- Episode no.: Season 1 Episode 1
- Directed by: David Semel
- Story by: Greg Berlanti &; Jon Harmon Feldman;
- Teleplay by: Jon Harmon Feldman
- Original air date: September 28, 2010

Episode chronology
| ← Previous — | Next → "No Ordinary Marriage" |

= Pilot (No Ordinary Family) =

"Pilot" is the first episode of the ABC series No Ordinary Family. The episode's teleplay was written by Jon Harmon Feldman, from a story by Greg Berlanti and Feldman. David Semel directed the episode, which was originally broadcast on September 28, 2010.

==Plot==
An average, ordinary family, the Powells have been growing apart steadily thanks to Stephanie Powell's (Julie Benz) successful career as a research scientist and their kids becoming teenagers. Jim Powell (Michael Chiklis) is the only one who seems to notice. During a family vacation research trip (which Jim forced his family to take), the plane they are in crashes into a lake during a storm. The family safely returns home, but doesn't seem to be any closer to each other. Eventually, Jim, Stephanie, Daphne (Kay Panabaker) and JJ (Jimmy Bennett) discover that they have superpowers. Jim attempts to use his newly discovered invulnerability and strength to stop crime, but ends up being shot and injured by high calibre bullets. He eventually ends up revealing his newfound powers to his wife, who has discovered that she has superspeed. They eventually reconcile and have a heart to heart talk, finally admitting that their marriage needs help. Meanwhile, their daughter faces normal teenager issues, which are worsened with the arrival of her telepathy, enabling her to learn that her boyfriend is cheating on her. Initially distraught, she eventually accepts her new power. Meanwhile, JJ, who prior to the crash had a learning disability, suddenly becomes a genius. The episode ends with the family spending more time together, playing and Jim and Steph visiting a marriage counselor.

==Production==
Part of the episode "Pilot" was filmed on location at the Amazon River.

==Reception==
===Ratings and viewership===
A total of 10.70 million American viewers watched the pilot episode, placing third in its timeslot and first in family viewing. The episode was also watched by 2.07 million Canadian viewers, placing eleventh for that week.

===Critical reception===
The episode received mixed reviews from Zap2it. Chris Carabott of IGN gave the episode a 7.5 out of 10, stating "the show has a whimsical flair that's not hard to appreciate." Tim Goodman of the San Francisco Chronicle said, "There's lot of promise here, of drama, action, comedy, etc, all wrapped up in a family-friendly series." Review aggregator Metacritic gave the series a score of 65 out of 100, indicating generally favorable reviews based on 28 professional critics.
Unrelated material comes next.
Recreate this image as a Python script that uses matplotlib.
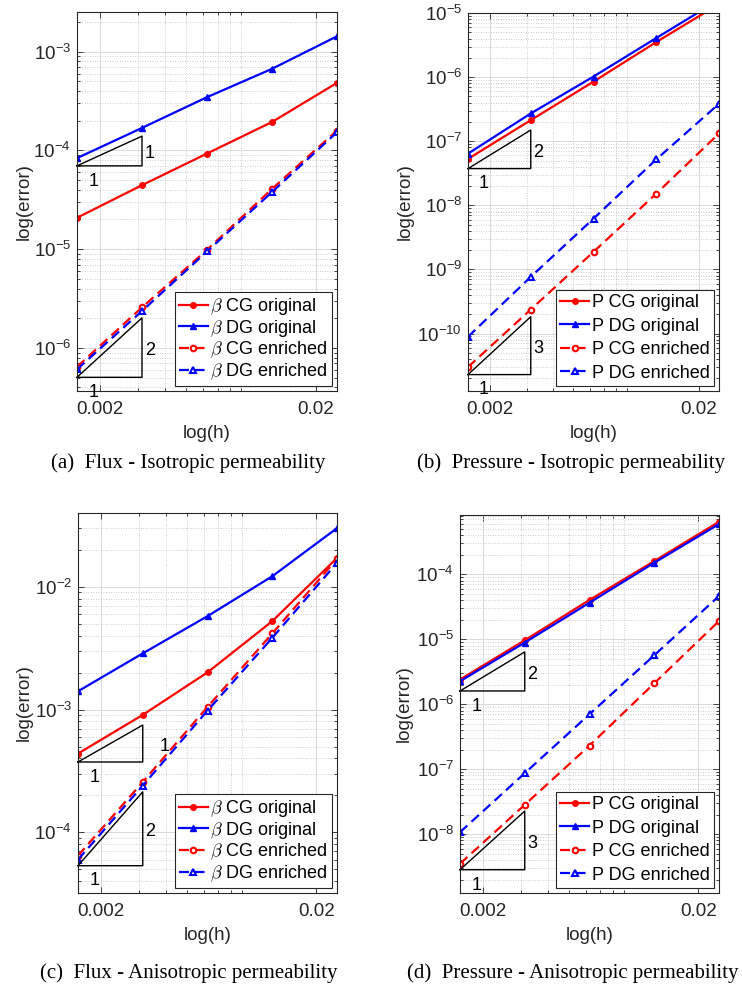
import matplotlib
matplotlib.use("Agg")
import matplotlib.pyplot as plt
from matplotlib.ticker import LogLocator, FixedLocator, FixedFormatter, NullFormatter

plt.rcParams['font.family'] = ['Liberation Sans', 'DejaVu Sans']
plt.rcParams['mathtext.fontset'] = 'cm'

# mesh sizes
h = [1/640, 1/320, 1/160, 1/80, 1/40]

# (a) flux, isotropic
flux_iso_cg = [2.08e-5, 4.45e-5, 9.3e-5, 1.94e-4, 4.83e-4]
flux_iso_dg = [8.36e-5, 1.69e-4, 3.46e-4, 6.7e-4, 1.43e-3]
flux_iso_cg_enr = [6.45e-7, 2.58e-6, 9.86e-6, 4.08e-5, 1.59e-4]
flux_iso_dg_enr = [6.08e-7, 2.37e-6, 9.5e-6, 3.79e-5, 1.53e-4]

# (b) pressure, isotropic
pres_iso_cg = [5.3e-8, 2.13e-7, 8.5e-7, 3.52e-6, 1.38e-5]
pres_iso_dg = [6.4e-8, 2.71e-7, 1.02e-6, 4.07e-6, 1.6e-5]
pres_iso_cg_enr = [3.0e-11, 2.37e-10, 1.88e-9, 1.52e-8, 1.32e-7]
pres_iso_dg_enr = [8.9e-11, 7.66e-10, 6.2e-9, 5.2e-8, 3.84e-7]

# (c) flux, anisotropic
flux_ani_cg = [4.38e-4, 9.05e-4, 2.01e-3, 5.25e-3, 0.0172]
flux_ani_dg = [1.41e-3, 2.87e-3, 5.77e-3, 0.0122, 0.0301]
flux_ani_cg_enr = [6.45e-5, 2.57e-4, 1.05e-3, 4.17e-3, 0.0169]
flux_ani_dg_enr = [5.98e-5, 2.4e-4, 9.8e-4, 3.84e-3, 0.0157]

# (d) pressure, anisotropic
pres_ani_cg = [2.4e-6, 9.66e-6, 4.03e-5, 1.6e-4, 6.45e-4]
pres_ani_dg = [2.26e-6, 8.9e-6, 3.66e-5, 1.51e-4, 5.94e-4]
pres_ani_cg_enr = [3.5e-9, 2.83e-8, 2.31e-7, 2.1e-6, 1.91e-5]
pres_ani_dg_enr = [1.07e-8, 8.68e-8, 7.02e-7, 5.67e-6, 4.64e-5]

captions = ["(a)  Flux - Isotropic permeability",
            "(b)  Pressure - Isotropic permeability",
            "(c)  Flux - Anisotropic permeability",
            "(d)  Pressure - Anisotropic permeability"]

# slope triangles: (slope, base y)
tri_a = [(1, 6.98e-5), (2, 5.05e-7)]
tri_b = [(2, 3.74e-8), (3, 2.29e-11)]
tri_c = [(1, 3.74e-4), (2, 5.34e-5)]
tri_d = [(2, 1.6e-6), (3, 2.83e-9)]

W, H = 742, 990
fig = plt.figure(figsize=(W/100, H/100), dpi=100)


def make_ax(l, r, t, b):
    return fig.add_axes([l/W, 1 - b/H, (r - l)/W, (b - t)/H])


def panel(ax, series, prefix, ylim, tris, ylab_x, vlab_dx, lspace):
    cg, dg, cge, dge = series
    lw = 1.6
    ax.plot(h, cg, '-', color='red', lw=lw, marker='o', ms=4, label=prefix + ' CG original')
    ax.plot(h, dg, '-', color='blue', lw=lw, marker='^', ms=5, label=prefix + ' DG original')
    ax.plot(h, cge, '--', color='red', lw=lw, marker='o', ms=4, mfc='white', mew=1.5,
            dashes=(4.5, 2.5), label=prefix + ' CG enriched')
    ax.plot(h, dge, '--', color='blue', lw=lw, marker='^', ms=4, mfc='white', mew=1.5,
            dashes=(4.5, 2.5), label=prefix + ' DG enriched')

    for k, (s, y0) in enumerate(tris):
        y1 = y0 * (h[1] / h[0]) ** s
        ax.plot([h[0], h[1], h[1], h[0]], [y0, y0, y1, y0], color='black', lw=1.0, clip_on=False)
        dx = vlab_dx if k == 0 else 2
        ax.annotate(str(s), (h[1], (y0 * y1) ** 0.5), xytext=(dx, -2), textcoords='offset points',
                    ha='left', va='center', fontsize=13)
        ax.annotate('1', (h[0] * 2 ** 0.25, y0), xytext=(0, -11), textcoords='offset points',
                    ha='center', va='center', fontsize=13)

    ax.set_xscale('log')
    ax.set_yscale('log')
    ax.set_xlim(h[0], h[-1])
    ax.set_ylim(*ylim)
    ax.xaxis.set_major_locator(FixedLocator([0.002, 0.02]))
    ax.xaxis.set_major_formatter(FixedFormatter(['0.002', '0.02']))
    ax.xaxis.set_minor_locator(LogLocator(base=10, subs=range(2, 10), numticks=20))
    ax.xaxis.set_minor_formatter(NullFormatter())
    ax.yaxis.set_major_locator(LogLocator(base=10, numticks=20))
    ax.yaxis.set_minor_locator(LogLocator(base=10, subs=range(2, 10), numticks=20))
    ax.yaxis.set_minor_formatter(NullFormatter())

    ax.grid(True, which='major', color='#d9d9d9', lw=0.7, ls='-')
    ax.grid(True, which='minor', color='#bdbdbd', lw=0.6, ls=(0, (1, 2)))
    ax.set_axisbelow(True)
    ax.tick_params(which='both', direction='in', top=True, right=True, colors='#262626',
                   labelcolor='#262626', labelsize=13.5, width=0.6)
    ax.tick_params(which='major', length=4)
    ax.tick_params(which='minor', length=2)
    ax.tick_params(axis='x', pad=7)
    ax.tick_params(axis='y', pad=4.3)
    for sp in ax.spines.values():
        sp.set_color('#262626')
        sp.set_linewidth(0.8)

    ax.set_xlabel('log(h)', fontsize=13.5, color='#262626')
    ax.set_ylabel('log(error)', fontsize=13.5, color='#262626')
    ax.xaxis.set_label_coords(0.5, -0.09)
    ax.yaxis.set_label_coords(ylab_x, 0.5)

    leg = ax.legend(loc='lower right', fontsize=13, handlelength=1.6, handletextpad=0.15,
                    labelspacing=lspace, borderpad=0.22, borderaxespad=0.3, fancybox=False,
                    framealpha=1, edgecolor='#262626')
    leg.get_frame().set_linewidth(0.8)


ax_a = make_ax(77, 337, 12, 391)
panel(ax_a, (flux_iso_cg, flux_iso_dg, flux_iso_cg_enr, flux_iso_dg_enr), r'$\beta$',
      (3.67e-7, 2.52e-3), tri_a, -0.17, 2, 0.05)

ax_b = make_ax(468, 719, 13, 391)
panel(ax_b, (pres_iso_cg, pres_iso_dg, pres_iso_cg_enr, pres_iso_dg_enr), 'P',
      (1.27e-11, 1e-5), tri_b, -0.215, 2, 0.36)

ax_c = make_ax(78, 337, 513, 893)
panel(ax_c, (flux_ani_cg, flux_ani_dg, flux_ani_cg_enr, flux_ani_dg_enr), r'$\beta$',
      (3.2e-5, 0.04), tri_c, -0.174, 12, 0.05)

ax_d = make_ax(460, 719, 515, 893)
panel(ax_d, (pres_ani_cg, pres_ani_dg, pres_ani_cg_enr, pres_ani_dg_enr), 'P',
      (1.24e-9, 8.2e-4), tri_d, -0.181, 2, 0.36)

cap_pos = [(188, 463), (571, 463), (189, 973), (573, 973)]
for (cx, cy), txt in zip(cap_pos, captions):
    fig.text(cx/W, 1 - cy/H, txt, ha='center', va='center', fontsize=15,
             family=['Liberation Serif', 'DejaVu Serif'])

fig.savefig('out.png', dpi=100)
Alessandra Stanley from The New York Times gave an average review, praising the fact that the show offers "calmer, more restrained fantasy about paranormal prowess" by combining shows like Heroes and Lost with the wholesome fantasy of Disney's The Incredibles and The Swiss Family Robinson, but concluded her review by saying that "it's not clear whether this series—a hybrid of family drama and graphic novel—can sustain interest once the premise is fully established".